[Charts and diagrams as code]
--- Start ---
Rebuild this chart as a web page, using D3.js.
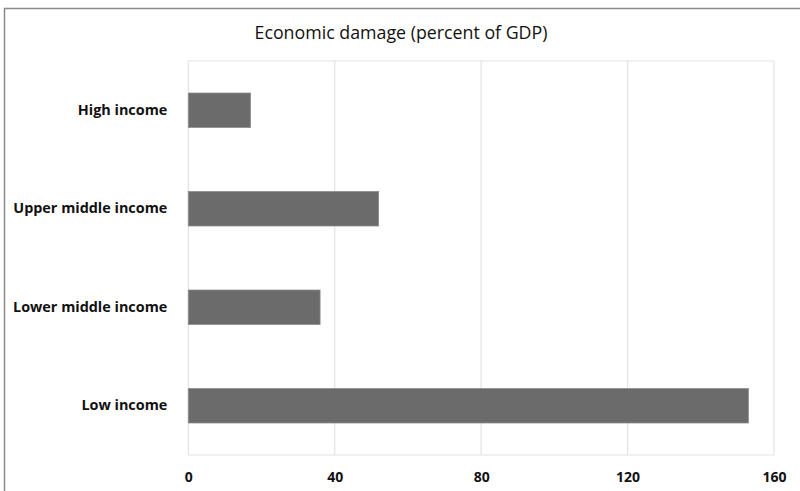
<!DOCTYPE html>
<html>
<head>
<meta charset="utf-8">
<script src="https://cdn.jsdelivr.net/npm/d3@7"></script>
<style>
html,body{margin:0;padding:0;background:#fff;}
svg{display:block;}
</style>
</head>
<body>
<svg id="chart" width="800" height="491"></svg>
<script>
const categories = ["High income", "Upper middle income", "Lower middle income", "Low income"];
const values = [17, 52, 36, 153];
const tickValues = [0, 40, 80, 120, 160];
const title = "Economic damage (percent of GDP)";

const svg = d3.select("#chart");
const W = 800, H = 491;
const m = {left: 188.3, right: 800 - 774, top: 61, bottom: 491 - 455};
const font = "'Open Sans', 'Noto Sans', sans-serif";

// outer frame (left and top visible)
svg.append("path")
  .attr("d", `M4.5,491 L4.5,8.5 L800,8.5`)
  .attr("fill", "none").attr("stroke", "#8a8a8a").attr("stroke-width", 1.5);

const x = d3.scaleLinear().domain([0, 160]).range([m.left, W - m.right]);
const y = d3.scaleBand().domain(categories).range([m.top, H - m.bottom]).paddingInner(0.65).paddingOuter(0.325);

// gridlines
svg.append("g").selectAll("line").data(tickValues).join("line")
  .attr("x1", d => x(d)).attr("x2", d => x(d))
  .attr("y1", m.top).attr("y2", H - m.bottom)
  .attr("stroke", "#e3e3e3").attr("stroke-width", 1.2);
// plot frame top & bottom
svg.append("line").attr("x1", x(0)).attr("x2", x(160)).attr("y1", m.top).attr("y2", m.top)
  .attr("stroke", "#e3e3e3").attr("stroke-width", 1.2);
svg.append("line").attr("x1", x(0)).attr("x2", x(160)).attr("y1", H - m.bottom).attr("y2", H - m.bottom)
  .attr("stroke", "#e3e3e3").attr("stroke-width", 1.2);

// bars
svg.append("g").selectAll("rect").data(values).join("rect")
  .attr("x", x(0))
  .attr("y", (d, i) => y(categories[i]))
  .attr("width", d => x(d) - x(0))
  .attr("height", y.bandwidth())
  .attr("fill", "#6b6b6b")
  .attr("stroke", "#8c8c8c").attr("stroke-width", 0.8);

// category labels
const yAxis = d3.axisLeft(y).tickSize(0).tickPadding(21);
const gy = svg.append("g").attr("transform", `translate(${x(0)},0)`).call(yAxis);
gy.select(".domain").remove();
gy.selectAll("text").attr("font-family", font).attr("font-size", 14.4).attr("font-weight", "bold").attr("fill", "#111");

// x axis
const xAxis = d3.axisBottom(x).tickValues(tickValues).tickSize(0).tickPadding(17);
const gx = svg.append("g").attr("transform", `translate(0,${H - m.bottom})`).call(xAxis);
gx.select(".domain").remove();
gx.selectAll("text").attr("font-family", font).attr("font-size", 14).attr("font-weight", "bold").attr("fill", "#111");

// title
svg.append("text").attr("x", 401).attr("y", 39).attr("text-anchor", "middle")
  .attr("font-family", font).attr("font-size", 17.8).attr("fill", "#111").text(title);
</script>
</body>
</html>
--- End ---
--- Start ---
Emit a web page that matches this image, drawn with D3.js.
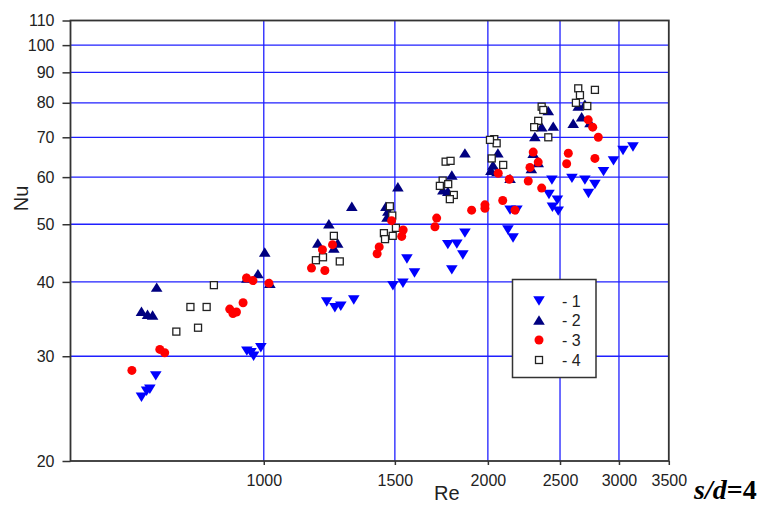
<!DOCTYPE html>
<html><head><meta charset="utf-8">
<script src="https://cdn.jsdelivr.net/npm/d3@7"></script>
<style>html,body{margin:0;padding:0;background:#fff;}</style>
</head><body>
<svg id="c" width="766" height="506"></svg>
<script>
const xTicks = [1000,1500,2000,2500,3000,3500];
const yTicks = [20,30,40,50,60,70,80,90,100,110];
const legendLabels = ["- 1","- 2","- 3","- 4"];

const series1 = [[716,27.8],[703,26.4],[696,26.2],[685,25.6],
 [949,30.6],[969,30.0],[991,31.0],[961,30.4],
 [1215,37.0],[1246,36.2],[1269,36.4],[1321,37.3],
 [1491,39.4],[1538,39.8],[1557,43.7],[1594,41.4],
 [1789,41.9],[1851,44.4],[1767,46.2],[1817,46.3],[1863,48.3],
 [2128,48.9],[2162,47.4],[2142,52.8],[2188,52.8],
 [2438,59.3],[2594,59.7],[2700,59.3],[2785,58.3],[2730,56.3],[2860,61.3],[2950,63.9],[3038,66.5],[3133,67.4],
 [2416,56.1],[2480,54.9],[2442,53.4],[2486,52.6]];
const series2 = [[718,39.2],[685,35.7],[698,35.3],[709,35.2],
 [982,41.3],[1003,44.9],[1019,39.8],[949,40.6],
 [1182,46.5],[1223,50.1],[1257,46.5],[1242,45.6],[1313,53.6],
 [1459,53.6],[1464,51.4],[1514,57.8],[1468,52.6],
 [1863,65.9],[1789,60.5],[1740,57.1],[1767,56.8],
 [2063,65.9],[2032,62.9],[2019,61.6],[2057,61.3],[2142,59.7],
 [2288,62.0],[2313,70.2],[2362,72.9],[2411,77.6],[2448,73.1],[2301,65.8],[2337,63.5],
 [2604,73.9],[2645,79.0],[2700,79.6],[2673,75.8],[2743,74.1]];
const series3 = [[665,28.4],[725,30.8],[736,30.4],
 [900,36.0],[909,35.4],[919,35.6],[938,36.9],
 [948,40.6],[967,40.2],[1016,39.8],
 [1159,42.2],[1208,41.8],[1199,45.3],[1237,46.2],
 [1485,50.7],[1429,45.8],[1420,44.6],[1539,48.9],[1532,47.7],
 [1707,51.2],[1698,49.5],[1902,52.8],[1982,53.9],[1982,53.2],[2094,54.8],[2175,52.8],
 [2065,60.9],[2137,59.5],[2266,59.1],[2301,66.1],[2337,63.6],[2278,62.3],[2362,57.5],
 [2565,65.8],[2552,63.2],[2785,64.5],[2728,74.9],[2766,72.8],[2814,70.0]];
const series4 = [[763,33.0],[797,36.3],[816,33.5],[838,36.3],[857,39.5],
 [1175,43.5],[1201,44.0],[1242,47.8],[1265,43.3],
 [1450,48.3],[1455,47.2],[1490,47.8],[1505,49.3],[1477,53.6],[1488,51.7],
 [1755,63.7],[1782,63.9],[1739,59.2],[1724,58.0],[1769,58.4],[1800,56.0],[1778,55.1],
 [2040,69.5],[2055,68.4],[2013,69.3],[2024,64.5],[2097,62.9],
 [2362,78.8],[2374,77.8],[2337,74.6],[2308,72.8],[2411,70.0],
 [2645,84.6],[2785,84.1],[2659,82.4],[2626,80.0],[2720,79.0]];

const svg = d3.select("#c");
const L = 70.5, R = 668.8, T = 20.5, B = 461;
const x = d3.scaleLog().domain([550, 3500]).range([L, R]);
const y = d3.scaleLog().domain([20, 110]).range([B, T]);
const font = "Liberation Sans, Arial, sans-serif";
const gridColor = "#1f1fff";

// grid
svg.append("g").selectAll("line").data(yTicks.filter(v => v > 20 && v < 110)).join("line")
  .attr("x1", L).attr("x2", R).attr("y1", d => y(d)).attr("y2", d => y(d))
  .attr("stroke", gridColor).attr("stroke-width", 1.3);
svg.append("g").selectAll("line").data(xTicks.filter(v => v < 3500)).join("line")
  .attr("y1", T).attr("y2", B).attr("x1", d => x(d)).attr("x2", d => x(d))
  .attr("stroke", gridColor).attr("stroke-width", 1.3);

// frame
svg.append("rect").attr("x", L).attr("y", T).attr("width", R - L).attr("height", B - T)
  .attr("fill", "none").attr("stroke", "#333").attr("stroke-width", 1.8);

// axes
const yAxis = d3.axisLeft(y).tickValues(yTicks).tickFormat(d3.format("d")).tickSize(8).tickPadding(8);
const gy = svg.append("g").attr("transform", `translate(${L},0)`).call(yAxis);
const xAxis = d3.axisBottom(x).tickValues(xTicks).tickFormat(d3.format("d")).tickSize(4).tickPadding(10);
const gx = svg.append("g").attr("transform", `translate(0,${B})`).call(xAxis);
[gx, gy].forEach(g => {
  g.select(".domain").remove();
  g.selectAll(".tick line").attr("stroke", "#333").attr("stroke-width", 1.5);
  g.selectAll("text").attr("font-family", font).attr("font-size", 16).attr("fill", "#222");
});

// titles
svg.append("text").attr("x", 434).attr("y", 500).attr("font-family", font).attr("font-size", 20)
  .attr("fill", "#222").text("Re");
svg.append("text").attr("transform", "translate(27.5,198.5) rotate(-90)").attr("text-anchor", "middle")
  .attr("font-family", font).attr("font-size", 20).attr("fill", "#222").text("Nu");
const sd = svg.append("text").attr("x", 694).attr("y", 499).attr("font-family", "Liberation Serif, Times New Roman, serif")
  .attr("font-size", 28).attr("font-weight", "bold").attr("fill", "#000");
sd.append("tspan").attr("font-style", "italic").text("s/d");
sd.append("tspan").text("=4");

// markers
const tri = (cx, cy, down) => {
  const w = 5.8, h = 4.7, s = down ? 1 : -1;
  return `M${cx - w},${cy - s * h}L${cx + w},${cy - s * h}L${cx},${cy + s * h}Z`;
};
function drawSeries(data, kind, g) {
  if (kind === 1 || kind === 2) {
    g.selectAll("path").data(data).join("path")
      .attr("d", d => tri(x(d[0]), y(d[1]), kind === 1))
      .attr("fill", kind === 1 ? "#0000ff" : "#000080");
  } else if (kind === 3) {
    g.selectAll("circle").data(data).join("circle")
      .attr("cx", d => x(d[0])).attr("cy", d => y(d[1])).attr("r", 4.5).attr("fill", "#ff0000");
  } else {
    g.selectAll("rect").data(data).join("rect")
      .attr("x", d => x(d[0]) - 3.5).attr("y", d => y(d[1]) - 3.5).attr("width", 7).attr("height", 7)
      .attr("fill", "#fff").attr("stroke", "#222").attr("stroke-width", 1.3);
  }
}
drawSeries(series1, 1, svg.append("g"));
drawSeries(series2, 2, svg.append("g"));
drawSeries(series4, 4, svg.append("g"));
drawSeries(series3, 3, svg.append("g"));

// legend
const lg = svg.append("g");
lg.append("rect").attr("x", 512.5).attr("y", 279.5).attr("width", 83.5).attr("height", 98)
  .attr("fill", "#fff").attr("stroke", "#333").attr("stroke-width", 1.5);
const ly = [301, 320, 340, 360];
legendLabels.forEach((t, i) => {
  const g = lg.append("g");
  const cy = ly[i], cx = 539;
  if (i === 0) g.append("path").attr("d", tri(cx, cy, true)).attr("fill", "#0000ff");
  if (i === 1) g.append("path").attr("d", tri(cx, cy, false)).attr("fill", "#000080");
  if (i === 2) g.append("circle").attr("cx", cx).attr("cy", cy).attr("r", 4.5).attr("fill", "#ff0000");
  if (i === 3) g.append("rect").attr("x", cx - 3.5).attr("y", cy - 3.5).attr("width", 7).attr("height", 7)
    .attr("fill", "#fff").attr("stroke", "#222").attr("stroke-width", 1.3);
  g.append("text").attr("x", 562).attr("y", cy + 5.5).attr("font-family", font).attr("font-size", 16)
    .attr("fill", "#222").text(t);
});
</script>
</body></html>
--- End ---
--- Start ---
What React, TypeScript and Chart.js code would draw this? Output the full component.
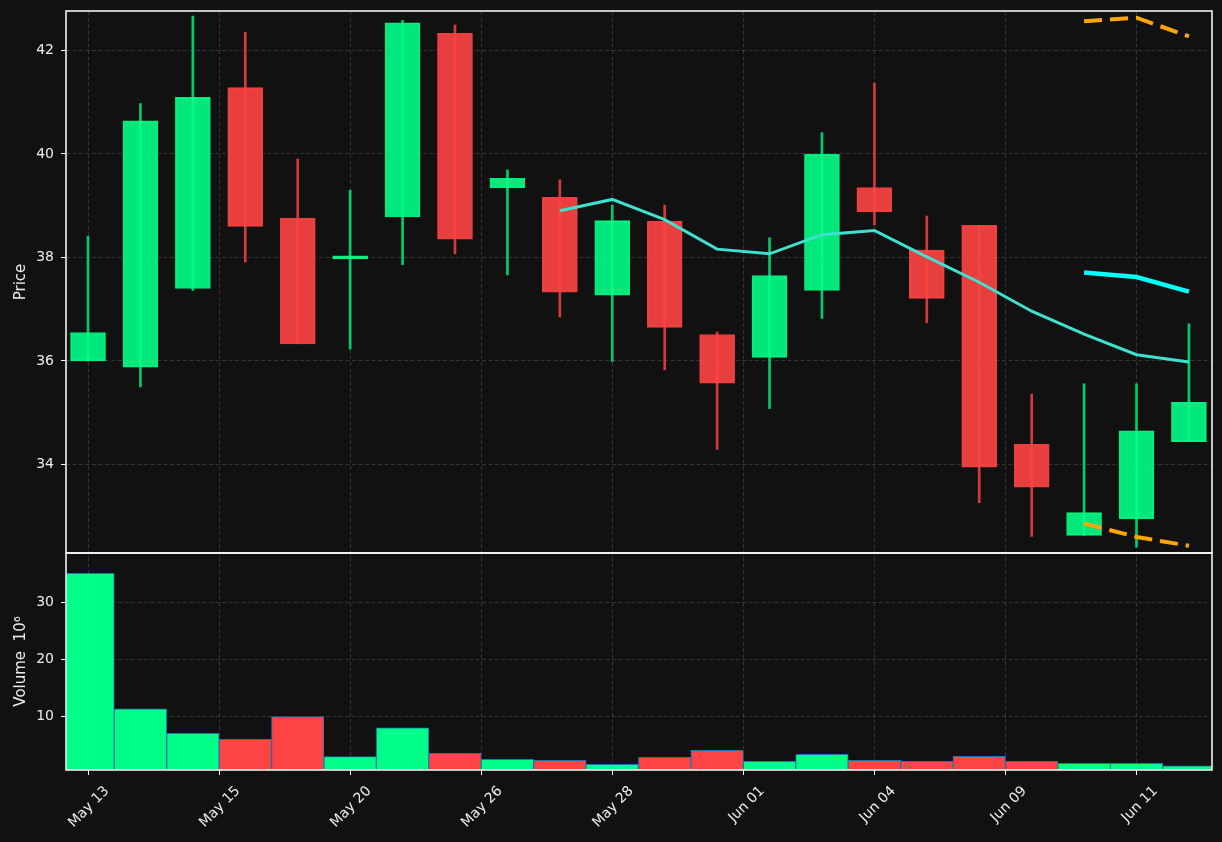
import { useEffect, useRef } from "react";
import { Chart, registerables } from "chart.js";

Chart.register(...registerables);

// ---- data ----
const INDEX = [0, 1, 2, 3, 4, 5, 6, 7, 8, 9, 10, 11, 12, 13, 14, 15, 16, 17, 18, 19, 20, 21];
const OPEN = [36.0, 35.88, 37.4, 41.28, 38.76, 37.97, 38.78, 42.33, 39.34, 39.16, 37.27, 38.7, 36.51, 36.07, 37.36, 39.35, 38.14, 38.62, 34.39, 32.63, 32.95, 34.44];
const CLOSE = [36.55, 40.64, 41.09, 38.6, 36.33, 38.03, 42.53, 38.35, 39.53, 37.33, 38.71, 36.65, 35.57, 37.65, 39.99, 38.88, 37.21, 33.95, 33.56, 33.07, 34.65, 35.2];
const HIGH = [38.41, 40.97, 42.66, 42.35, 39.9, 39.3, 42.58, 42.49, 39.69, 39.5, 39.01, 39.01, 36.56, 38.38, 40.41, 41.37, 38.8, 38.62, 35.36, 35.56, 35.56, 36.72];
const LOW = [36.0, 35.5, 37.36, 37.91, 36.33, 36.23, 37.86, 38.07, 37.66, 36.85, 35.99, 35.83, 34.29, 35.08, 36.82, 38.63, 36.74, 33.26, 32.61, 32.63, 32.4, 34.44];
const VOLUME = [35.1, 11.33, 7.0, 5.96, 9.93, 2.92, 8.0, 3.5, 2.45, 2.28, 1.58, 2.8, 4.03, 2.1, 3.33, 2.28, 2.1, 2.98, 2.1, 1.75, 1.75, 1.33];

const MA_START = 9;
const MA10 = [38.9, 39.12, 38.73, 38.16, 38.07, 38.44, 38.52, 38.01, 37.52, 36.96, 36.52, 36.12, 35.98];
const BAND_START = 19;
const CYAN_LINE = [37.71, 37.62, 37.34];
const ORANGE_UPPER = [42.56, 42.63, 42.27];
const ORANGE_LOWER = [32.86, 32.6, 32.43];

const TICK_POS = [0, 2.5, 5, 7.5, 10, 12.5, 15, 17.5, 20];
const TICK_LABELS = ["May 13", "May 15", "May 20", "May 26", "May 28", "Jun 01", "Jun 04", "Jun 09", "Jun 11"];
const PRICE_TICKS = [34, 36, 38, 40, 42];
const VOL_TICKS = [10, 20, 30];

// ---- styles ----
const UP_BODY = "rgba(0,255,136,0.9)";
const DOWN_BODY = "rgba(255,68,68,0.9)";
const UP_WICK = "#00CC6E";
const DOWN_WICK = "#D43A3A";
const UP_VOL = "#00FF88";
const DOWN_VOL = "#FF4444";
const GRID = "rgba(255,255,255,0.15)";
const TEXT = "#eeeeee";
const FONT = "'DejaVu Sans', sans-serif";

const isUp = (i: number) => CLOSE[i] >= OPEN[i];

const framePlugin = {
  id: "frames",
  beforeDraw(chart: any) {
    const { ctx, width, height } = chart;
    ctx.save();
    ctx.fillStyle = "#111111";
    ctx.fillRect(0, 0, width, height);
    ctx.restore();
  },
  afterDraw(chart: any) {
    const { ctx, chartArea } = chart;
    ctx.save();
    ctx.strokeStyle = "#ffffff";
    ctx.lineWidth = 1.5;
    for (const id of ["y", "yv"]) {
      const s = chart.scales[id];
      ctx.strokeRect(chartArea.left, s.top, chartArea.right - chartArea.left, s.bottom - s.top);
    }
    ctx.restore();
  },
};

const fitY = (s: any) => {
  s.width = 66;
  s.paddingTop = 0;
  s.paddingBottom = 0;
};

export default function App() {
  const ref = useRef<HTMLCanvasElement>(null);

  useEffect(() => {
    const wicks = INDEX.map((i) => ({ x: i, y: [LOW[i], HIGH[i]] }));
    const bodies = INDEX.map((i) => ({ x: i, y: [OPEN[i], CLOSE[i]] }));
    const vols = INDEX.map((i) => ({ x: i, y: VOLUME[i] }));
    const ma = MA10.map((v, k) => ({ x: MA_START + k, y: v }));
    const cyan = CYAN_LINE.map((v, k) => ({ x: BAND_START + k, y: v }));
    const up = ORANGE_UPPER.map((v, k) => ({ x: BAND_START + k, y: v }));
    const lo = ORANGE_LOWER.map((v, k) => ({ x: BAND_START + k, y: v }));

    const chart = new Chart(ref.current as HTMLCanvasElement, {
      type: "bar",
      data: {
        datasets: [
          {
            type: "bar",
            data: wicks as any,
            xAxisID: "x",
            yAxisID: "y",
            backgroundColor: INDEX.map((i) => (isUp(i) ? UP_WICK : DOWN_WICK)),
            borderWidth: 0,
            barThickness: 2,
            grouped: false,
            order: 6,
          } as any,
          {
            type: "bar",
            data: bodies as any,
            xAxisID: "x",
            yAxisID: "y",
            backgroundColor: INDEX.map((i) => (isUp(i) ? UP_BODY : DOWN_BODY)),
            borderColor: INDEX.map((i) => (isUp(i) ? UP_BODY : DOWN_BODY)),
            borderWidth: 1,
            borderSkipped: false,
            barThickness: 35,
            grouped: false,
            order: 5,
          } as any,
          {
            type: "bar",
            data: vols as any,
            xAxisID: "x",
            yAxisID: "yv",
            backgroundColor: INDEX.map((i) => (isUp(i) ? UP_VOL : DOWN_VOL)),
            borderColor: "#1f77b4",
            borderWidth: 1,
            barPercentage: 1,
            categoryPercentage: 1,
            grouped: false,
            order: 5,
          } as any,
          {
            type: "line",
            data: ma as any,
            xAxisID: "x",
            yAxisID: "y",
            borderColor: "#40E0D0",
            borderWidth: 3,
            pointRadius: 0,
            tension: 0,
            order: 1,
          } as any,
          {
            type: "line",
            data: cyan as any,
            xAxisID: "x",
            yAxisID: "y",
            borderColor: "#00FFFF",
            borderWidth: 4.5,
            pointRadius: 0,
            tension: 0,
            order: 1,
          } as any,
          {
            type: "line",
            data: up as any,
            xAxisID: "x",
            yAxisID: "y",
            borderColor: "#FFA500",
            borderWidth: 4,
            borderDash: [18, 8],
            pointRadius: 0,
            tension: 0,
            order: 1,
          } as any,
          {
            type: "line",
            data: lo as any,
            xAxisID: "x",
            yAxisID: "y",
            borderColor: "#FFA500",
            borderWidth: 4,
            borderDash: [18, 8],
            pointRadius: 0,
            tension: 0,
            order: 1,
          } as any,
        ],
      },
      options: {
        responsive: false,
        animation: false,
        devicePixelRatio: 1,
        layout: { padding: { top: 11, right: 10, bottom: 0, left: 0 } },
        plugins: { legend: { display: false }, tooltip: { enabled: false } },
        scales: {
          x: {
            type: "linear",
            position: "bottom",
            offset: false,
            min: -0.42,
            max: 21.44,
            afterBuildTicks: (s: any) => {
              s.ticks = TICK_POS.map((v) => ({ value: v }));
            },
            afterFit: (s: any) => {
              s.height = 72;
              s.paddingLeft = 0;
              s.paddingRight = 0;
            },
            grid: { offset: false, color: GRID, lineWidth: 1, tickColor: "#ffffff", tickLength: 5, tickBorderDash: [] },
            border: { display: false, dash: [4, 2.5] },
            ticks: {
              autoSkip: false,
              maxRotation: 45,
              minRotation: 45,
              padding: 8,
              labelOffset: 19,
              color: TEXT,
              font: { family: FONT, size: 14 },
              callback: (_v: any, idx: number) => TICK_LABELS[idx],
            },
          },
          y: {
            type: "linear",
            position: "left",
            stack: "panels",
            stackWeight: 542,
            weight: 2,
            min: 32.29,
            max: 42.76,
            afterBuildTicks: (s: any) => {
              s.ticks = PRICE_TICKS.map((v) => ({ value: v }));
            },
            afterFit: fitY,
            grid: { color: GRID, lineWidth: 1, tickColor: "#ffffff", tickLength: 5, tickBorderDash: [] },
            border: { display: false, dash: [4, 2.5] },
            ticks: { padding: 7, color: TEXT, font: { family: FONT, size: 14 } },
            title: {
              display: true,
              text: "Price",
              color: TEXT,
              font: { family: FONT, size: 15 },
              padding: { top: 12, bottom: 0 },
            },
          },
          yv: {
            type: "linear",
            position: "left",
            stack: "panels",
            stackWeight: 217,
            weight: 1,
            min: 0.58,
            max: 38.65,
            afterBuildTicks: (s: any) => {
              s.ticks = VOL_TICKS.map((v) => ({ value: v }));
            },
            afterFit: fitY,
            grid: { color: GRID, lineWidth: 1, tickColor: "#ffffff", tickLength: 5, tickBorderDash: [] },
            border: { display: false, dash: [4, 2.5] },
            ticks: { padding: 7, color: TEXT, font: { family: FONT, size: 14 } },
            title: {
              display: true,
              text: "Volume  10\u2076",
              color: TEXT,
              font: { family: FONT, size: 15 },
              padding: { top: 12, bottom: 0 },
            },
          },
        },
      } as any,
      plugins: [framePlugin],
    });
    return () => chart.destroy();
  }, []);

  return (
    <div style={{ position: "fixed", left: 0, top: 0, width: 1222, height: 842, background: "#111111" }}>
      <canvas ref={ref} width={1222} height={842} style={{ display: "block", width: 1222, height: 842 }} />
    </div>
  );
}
--- End ---
Select and copy every line of the listing with the word "this".

> [Output below]:
Rebuild this chart as a web page, using D3.js.
Emit a web page that matches this image, drawn with D3.js.
What React, TypeScript and Chart.js code would draw this? Output the full component.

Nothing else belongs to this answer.